A routine deploy was followed by a flood of alerts: every pod restarted within minutes, each marked OOMKilled. Metrics showed a characteristic saw‑tooth memory profile—an unmistakable sign of a leak.

NextJS memory spikes
NextJS memory spikes

First Instinct: Audit Our Own Code

We spent the first couple of hours profiling allocations, searching for long‑lived objects and event‑listener leaks. When even an empty endpoint reproduced the behaviour, we realised the culprit lay outside our codebase.

The Culprit: Node.js 20.16.0

A GitHub thread titled “Possible memory leak in Fetch API” pointed us to a Node.js issue confirming the leak in v20.16.0. The root cause was a regression in undici, the HTTP client behind the Fetch API. The patch landed in undici v6.16.0 and shipped with Node.js 22.7.0.

Immediate Mitigation: Pin the Runtime Version

Our package.json originally allowed any 20.x release:

{
  "engines": {
    "node": ">=20.0.0"
  }
}

Because the platform picks the highest compatible version, our containers silently switched to 20.16.0—the first version with the leak. We rolled back by explicitly pinning 20.15.1:

{
  "engines": {
    "node": "=20.15.1"
  }
}

Memory usage stabilised immediately, and crashes stopped.
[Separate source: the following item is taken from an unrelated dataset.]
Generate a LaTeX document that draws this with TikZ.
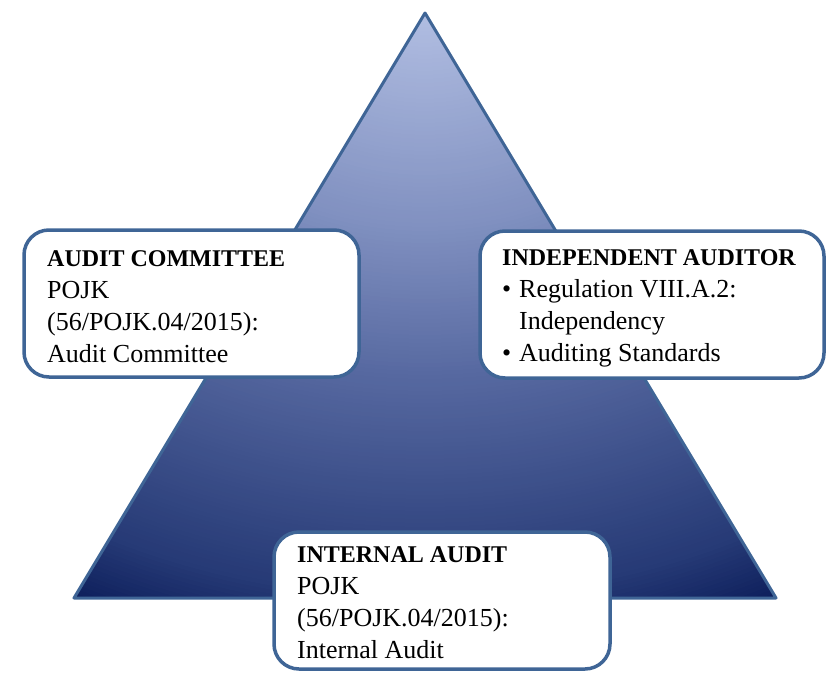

Permanent Fix: Upgrade to Node.js 22.7.0

Once 22.7.0 was released with the patch, we upgraded and locked that exact version:

{
  "engines": {
    "node": "=22.7.0"
  }
}

Lessons Learned

  1. Pin critical runtime versions. Allowing the platform to auto‑upgrade can introduce breaking changes without a single code commit.
  2. Watch trends, not just thresholds. A steadily climbing memory graph is often the first sign of a leak.
  3. Stay close to upstream conversations. GitHub issues and release notes shortened our incident response from days to hours.